Some of Merkel's outspokenness can be chalked up to posturing in an attempt to look more powerful than Frank-Walter Steinmeier, the Social Democratic foreign minister who is likely to be her opponent in the general election. Merkel also wants closer regulation of financial markets and a crackdown on tax havens—but so does Obama, even if they differ on some details.
The Economy: Has Anything Changed?
Merkel's resistance highlights the possibility that over the next few years, the world economy might well return to a state similar to that which led to the recent problems. It is widely agreed that so-called imbalances are fundamental to the current mess: High-consumption countries, particularly the U.S., built up big trade deficits with exporters such as China and Japan, who in turn poured the money back into those countries' financial markets, setting the stage for expensive financial excesses.
Germany also is a major exporter, but it doesn't have the huge financial reserves of China, Japan, and some oil-exporting countries. Thanks to the financial shock that followed the collapse of Lehman Brothers and other financial institutions, the U.S. and other consuming nations now have tightened their belts. But that contraction has been a disaster for the world economy.

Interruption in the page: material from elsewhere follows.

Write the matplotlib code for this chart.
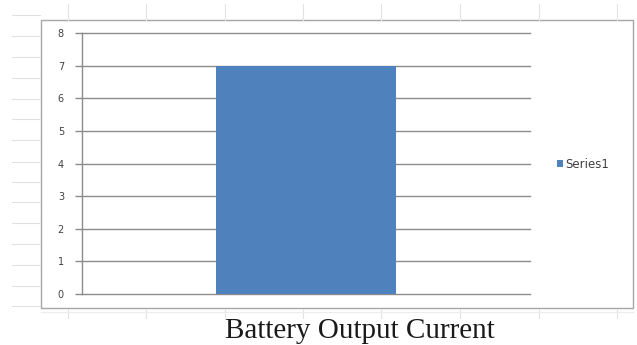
import matplotlib
matplotlib.use("Agg")
import matplotlib.pyplot as plt
from matplotlib.lines import Line2D
from matplotlib.patches import Rectangle

# Chart data
categories = ["1"]
series_name = "Series1"
values = [7]
y_ticks = [0, 1, 2, 3, 4, 5, 6, 7, 8]
title = "Battery Output Current"

W, H = 637, 345
fig = plt.figure(figsize=(W / 100, H / 100), dpi=100)
fig.patch.set_facecolor("white")


def fx(px):
    return px / W


def fy(py):
    return 1 - py / H


# Faint worksheet cell lines around the embedded chart
sheet_col = "#e2e2e2"
for x in [68, 146, 225, 303, 381, 460, 539, 617]:
    fig.add_artist(Line2D([fx(x), fx(x)], [fy(4), fy(20)], color=sheet_col, lw=0.8))
    fig.add_artist(Line2D([fx(x), fx(x)], [fy(309), fy(318)], color=sheet_col, lw=0.8))
for y in [15, 36, 57, 78, 99, 119, 140, 162, 182, 202, 223, 244, 265, 286, 306]:
    fig.add_artist(Line2D([fx(12), fx(40)], [fy(y), fy(y)], color=sheet_col, lw=0.8))
fig.add_artist(Line2D([fx(41), fx(633)], [fy(312), fy(312)], color="#ececec", lw=0.8))

# Chart area border
fig.add_artist(Rectangle((fx(41), fy(308)), fx(633) - fx(41), fy(20) - fy(308),
                         fill=True, facecolor="white", edgecolor="#a6a6a6", lw=1.0,
                         transform=fig.transFigure, zorder=0.5))

ax = fig.add_axes([fx(82), fy(294), fx(530) - fx(82), fy(33) - fy(294)])
ax.set_facecolor("none")
ax.set_zorder(2)

bars = ax.bar(range(len(categories)), values, width=0.4, color="#4f81bd",
              label=series_name, zorder=3)

ax.set_xlim(-0.5, len(categories) - 0.5)
ax.set_ylim(y_ticks[0], y_ticks[-1])
ax.set_yticks(y_ticks)
ax.set_xticks([])

grid_col = "#8c8c8c"
ax.yaxis.grid(True, color=grid_col, lw=1.0, zorder=1)
ax.set_axisbelow(True)
for gl in ax.get_ygridlines():
    gl.set_clip_on(False)
for side in ["top", "right", "bottom"]:
    ax.spines[side].set_visible(False)
ax.spines["left"].set_color(grid_col)
ax.spines["left"].set_linewidth(1.0)
ax.tick_params(axis="y", length=5, width=1.0, color=grid_col, labelsize=7,
               labelcolor="#404040", pad=8)

leg = ax.legend(loc="center left", bbox_to_anchor=(fx(546), fy(164)),
                bbox_transform=fig.transFigure, frameon=False, fontsize=8.5,
                handlelength=0.5, handleheight=0.5, handletextpad=0.25,
                labelcolor="#404040")

fig.text(fx(360), fy(338), title, ha="center", va="baseline",
         family="Liberation Serif", fontsize=21, color="#1a1a1a")

fig.savefig("out.png", dpi=100, facecolor="white")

Governments are now desperately pumping in money to rebuild demand. But much of the action is in the usual consuming countries, such as the U.S. and Britain, which are now being lectured by producers China and Germany for recklessly running up deficits. One wonders how China and other trade-surplus countries think their products will otherwise sell. There likely needs to be more even distribution of production and consumption in the world, but such a shift is many summits away.